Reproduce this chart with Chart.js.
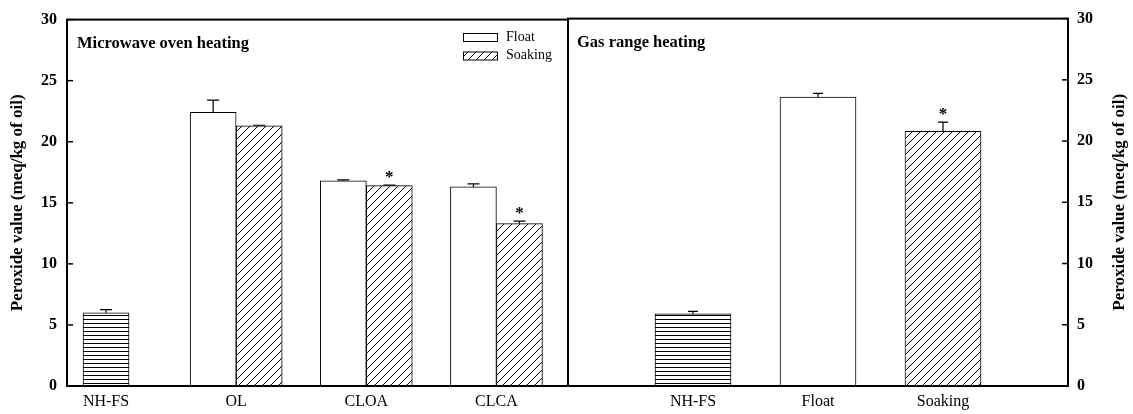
<!DOCTYPE html>
<html>
<head>
<meta charset="utf-8">
<script src="https://cdn.jsdelivr.net/npm/chart.js@4/dist/chart.umd.min.js"></script>
<style>
html,body{margin:0;padding:0;background:#fff;}
#wrap{position:relative;width:1133px;height:414px;overflow:hidden;}
#left{position:absolute;left:0;top:0;width:580px;height:414px;}
#right{position:absolute;left:556px;top:0;width:577px;height:414px;}
</style>
</head>
<body>
<div id="wrap">
<div id="left"><canvas id="c1"></canvas></div>
<div id="right"><canvas id="c2"></canvas></div>
</div>
<script>
/* DATA */

const leftCats = ["NH-FS", "OL", "CLOA", "CLCA"];
const leftControl = [6.0, null, null, null];
const leftControlErr = [0.25, null, null, null];
const leftFloat = [null, 22.4, 16.8, 16.3];
const leftFloatErr = [null, 1.0, 0.08, 0.25];
const leftSoak = [null, 21.3, 16.4, 13.3];
const leftSoakErr = [null, 0.05, 0.05, 0.2];
const leftSoakStar = [false, false, true, true];

const rightCats = ["NH-FS", "Float", "Soaking"];
const rightControl = [5.9, null, null];
const rightControlErr = [0.2, null, null];
const rightFloat = [null, 23.6, null];
const rightFloatErr = [null, 0.3, null];
const rightSoak = [null, null, 20.8];
const rightSoakErr = [null, null, 0.75];
const rightSoakStar = [false, false, true];

const yTicks = [0, 5, 10, 15, 20, 25, 30];
const yTitle = "Peroxide value (meq/kg of oil)";
const legendNames = ["Float", "Soaking"];

const SERIF = '"Liberation Serif", "Times New Roman", serif';
Chart.defaults.color = "#000";
Chart.defaults.font.family = SERIF;


/* PATTERNS */

function makeLines(){
let c = document.createElement("canvas");
c.width = 8; c.height = 4;
let g = c.getContext("2d");
g.fillStyle = "#fff"; g.fillRect(0,0,8,4);
g.fillStyle = "#000"; g.fillRect(0,3,8,1);
return g.createPattern(c,"repeat");
}

function makeHatch(){
let s = 8;
let c = document.createElement("canvas");
c.width = s; c.height = s;
let g = c.getContext("2d");
g.fillStyle = "#fff"; g.fillRect(0,0,s,s);
g.strokeStyle = "#000"; g.lineWidth = 1;
for(let k of [-s,0,s]){
g.beginPath();
g.moveTo(k-1, s+1);
g.lineTo(k+s+1, -1);
g.stroke();
}
return g.createPattern(c,"repeat");
}

const linesFill = makeLines();
const hatchFill = makeHatch();


/* DECORATION PLUGIN: error bars, stars, frame, ticks, titles, legend */

const deco = {
id: "deco",
afterDatasetsDraw(chart, args, opts){
const ctx = chart.ctx;
const y = chart.scales.y;
ctx.save();
ctx.strokeStyle = "#000";
ctx.fillStyle = "#000";
ctx.lineWidth = 1.2;
chart.data.datasets.forEach((ds, di)=>{
chart.getDatasetMeta(di).data.forEach((bar, i)=>{
let v = ds.data[i];
if(v == null) return;
let e = ds.err ? ds.err[i] : null;
let top = bar.y;
if(e){
top = y.getPixelForValue(v + e);
ctx.beginPath();
ctx.moveTo(bar.x, bar.y);
ctx.lineTo(bar.x, top);
ctx.moveTo(bar.x - opts.cap/2, top);
ctx.lineTo(bar.x + opts.cap/2, top);
ctx.stroke();
}
if(ds.star && ds.star[i]){
ctx.font = "bold 17px " + SERIF;
ctx.textAlign = "center";
ctx.textBaseline = "alphabetic";
ctx.fillText("*", bar.x, top - 3);
}
});
});
ctx.restore();
},
afterDraw(chart, args, opts){
const ctx = chart.ctx;
const ca = chart.chartArea;
const y = chart.scales.y;
ctx.save();
ctx.strokeStyle = "#000";
ctx.fillStyle = "#000";

// frame
ctx.lineWidth = 2;
ctx.strokeRect(ca.left, ca.top, ca.width, ca.height);

// inward ticks
ctx.lineWidth = 1.5;
let ax = opts.side === "left" ? ca.left : ca.right;
let dir = opts.side === "left" ? 1 : -1;
yTicks.forEach(t=>{
let py = y.getPixelForValue(t);
ctx.beginPath();
ctx.moveTo(ax, py);
ctx.lineTo(ax + dir*6, py);
ctx.stroke();
});

// panel title
ctx.font = "bold 16.5px " + SERIF;
ctx.textAlign = "left";
ctx.textBaseline = "alphabetic";
ctx.fillText(opts.title, ca.left + opts.titleX, ca.top + 28);

// right side axis title (reads bottom to top)
if(opts.side === "right"){
ctx.save();
ctx.translate(chart.width - 13, (ca.top + ca.bottom)/2);
ctx.rotate(-Math.PI/2);
ctx.font = "bold 17px " + SERIF;
ctx.textAlign = "center";
ctx.textBaseline = "middle";
ctx.fillText(yTitle, 0, 0);
ctx.restore();
}

// legend
if(opts.legend){
let lx = opts.legend.x, ly = opts.legend.y;
ctx.font = "14px " + SERIF;
ctx.textAlign = "left";
ctx.textBaseline = "middle";
ctx.lineWidth = 1;
chart.data.datasets.filter(d=>legendNames.includes(d.label)).forEach((d, k)=>{
let by = ly + k*18.5;
ctx.fillStyle = d.backgroundColor;
ctx.fillRect(lx, by, 34, 8);
ctx.strokeRect(lx + 0.5, by + 0.5, 34, 8);
ctx.fillStyle = "#000";
ctx.fillText(d.label, lx + 43, by + 4);
});
}
ctx.restore();
}
};


/* CHART BUILDER */

function xScale(cats, min, max){
return {
type: "linear",
offset: false,
min: min,
max: max,
afterBuildTicks: s=>{ s.ticks = cats.map((c,i)=>({value:i})); },
afterFit: s=>{ s.height = 28; },
grid: {display:false, drawTicks:false, offset:false},
border: {display:false},
ticks: {
padding: 6,
font: {size: 16},
callback: v=>cats[v] || ""
}
};
}

function yScale(side){
let s = {
type: "linear",
position: side,
min: 0,
max: 30,
afterBuildTicks: sc=>{ sc.ticks = yTicks.map(v=>({value:v})); },
afterFit: sc=>{ sc.width = side === "left" ? 67 : 65; },
grid: {display:false, drawTicks:false},
border: {display:false},
ticks: {
padding: side === "left" ? 10 : 9,
font: {size: 16, weight: "bold"}
}
};
if(side === "left"){
s.title = {
display: true,
text: yTitle,
font: {size: 17, weight: "bold"},
padding: {top: 7, bottom: 0}
};
}
return s;
}

function bars(label, data, err, fill, width, star){
return {
label: label,
data: data,
err: err,
star: star,
backgroundColor: fill,
borderColor: "#000",
borderWidth: 1,
barThickness: width
};
}

const common = {
responsive: true,
maintainAspectRatio: false,
animation: false,
events: [],
plugins: {legend: {display:false}, tooltip: {enabled:false}}
};

new Chart(document.getElementById("c1"), {
type: "bar",
data: {
labels: leftCats.map((c,i)=>i),
datasets: [
bars("NH-FS", leftControl, leftControlErr, linesFill, 46),
bars("Float", leftFloat, leftFloatErr, "#fff", 46),
bars("Soaking", leftSoak, leftSoakErr, hatchFill, 46, leftSoakStar)
]
},
options: Object.assign({}, common, {
skipNull: true,
layout: {padding: {top: 15, right: 12, left: 0, bottom: 0}},
scales: {x: xScale(leftCats, -0.3, 3.55), y: yScale("left")},
plugins: Object.assign({}, common.plugins, {
deco: {side: "left", cap: 12, title: "Microwave oven heating", titleX: 10, legend: {x: 463, y: 33}}
})
}),
plugins: [deco]
});

new Chart(document.getElementById("c2"), {
type: "bar",
data: {
labels: rightCats.map((c,i)=>i),
datasets: [
bars("NH-FS", rightControl, rightControlErr, linesFill, 76),
bars("Float", rightFloat, rightFloatErr, "#fff", 76),
bars("Soaking", rightSoak, rightSoakErr, hatchFill, 76, rightSoakStar)
]
},
options: Object.assign({}, common, {
skipNull: true,
layout: {padding: {top: 15, right: 0, left: 12, bottom: 0}},
scales: {x: xScale(rightCats, -1, 3), y: yScale("right")},
plugins: Object.assign({}, common.plugins, {
deco: {side: "right", cap: 10, title: "Gas range heating", titleX: 9, legend: null}
})
}),
plugins: [deco]
});
</script>
</body>
</html>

==========

> _Given exercise_: The lines from the top of the data above through the one holding "const leftSoakStar = [false, false, true, true];" are to be repeated exactly, and only those, with no pictures.

> _Output of the exercise_:
Reproduce this chart with Chart.js.
<!DOCTYPE html>
<html>
<head>
<meta charset="utf-8">
<script src="https://cdn.jsdelivr.net/npm/chart.js@4/dist/chart.umd.min.js"></script>
<style>
html,body{margin:0;padding:0;background:#fff;}
#wrap{position:relative;width:1133px;height:414px;overflow:hidden;}
#left{position:absolute;left:0;top:0;width:580px;height:414px;}
#right{position:absolute;left:556px;top:0;width:577px;height:414px;}
</style>
</head>
<body>
<div id="wrap">
<div id="left"><canvas id="c1"></canvas></div>
<div id="right"><canvas id="c2"></canvas></div>
</div>
<script>
/* DATA */

const leftCats = ["NH-FS", "OL", "CLOA", "CLCA"];
const leftControl = [6.0, null, null, null];
const leftControlErr = [0.25, null, null, null];
const leftFloat = [null, 22.4, 16.8, 16.3];
const leftFloatErr = [null, 1.0, 0.08, 0.25];
const leftSoak = [null, 21.3, 16.4, 13.3];
const leftSoakErr = [null, 0.05, 0.05, 0.2];
const leftSoakStar = [false, false, true, true];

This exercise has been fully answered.